The perverse modus vivendi finally arrived at by the principals is coherent with what’s gone before. Jonny Greenwood’s score plays an important part in this. Anderson uses it far from sparingly: as a result, the music does more than contribute to atmosphere scene by scene. It forms a persistent undercurrent, suggesting a potential for morbid melodrama that the story eventually expresses. Yet as the plot thickens, the drama thins. The grip of the Reynolds-Cyril-Alma power struggle loosens in the black-comedy climax. Switching late in the day to a firmer storytelling style, the film becomes somehow safer. (That’s evidently not the case if your mind works like the New Yorker’s Richard Brody’s[1] but whose does? Adam Mars-Jones’s TLS review is hypercritical and sometimes unfair but his summing up[2] comes as a relief, after reading Brody.) James Bell’s excellent S&S article incorporates a richly informative interview with Anderson, who describes the plethora of 1950s fashion world, music and movie references in, and influences on, the film. A certain type of cineaste will doubtless enjoy the end product as an opportunity to spot all these references but most of us can experience Phantom Thread as an integrated original.
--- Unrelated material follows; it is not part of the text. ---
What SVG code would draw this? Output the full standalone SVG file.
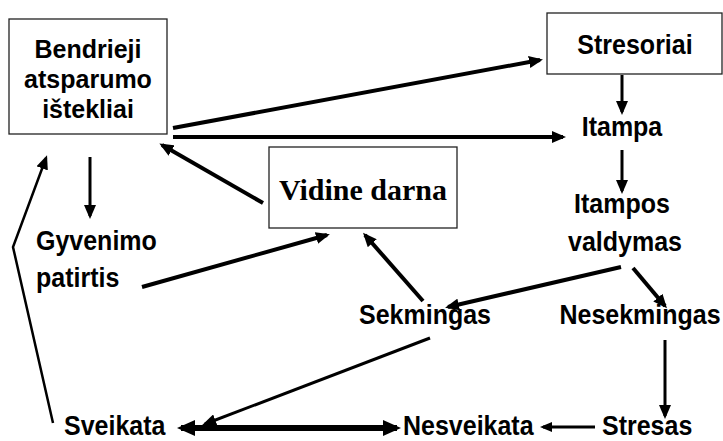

Unless you’re determined to do so, you won’t, for example, keep seeing Cyril as a descendant of Rebecca‘s Mrs Danvers. No less than Reynolds Woodcock’s haute couture, the people that Paul Thomas Anderson and his three leads have put on the screen are inspired creations.
6 February 2018
[1] Brody summarises Phantom Thread as follows: ‘The movie presents Anderson’s view of that open field of existence: namely, that it invites both the wildest fires of holy hell and a profound, mysterious love unlike any to be experienced elsewhere, an elevated and self-renewing path of creation, of mutual realization, which proves its own validity by risking self-destruction. The mixed motives and mixed emotions that arise from the mortal tension between Alma and Woodcock aren’t a sign of Anderson’s (or of his characters’) vagueness or uncertainty but a mark of the tragic fury of his drawing-room comedy—and the world-worn wisdom from which it arises. Fuse life and art, he suggests, only in anticipation of the greatest risks; prepare for the worst, knowing that it’s often indistinguishable from the best’.
[2] ‘A melodrama is what it is … and as it works itself out rather a silly one, with a resolution that may even excite the protest of laughter’.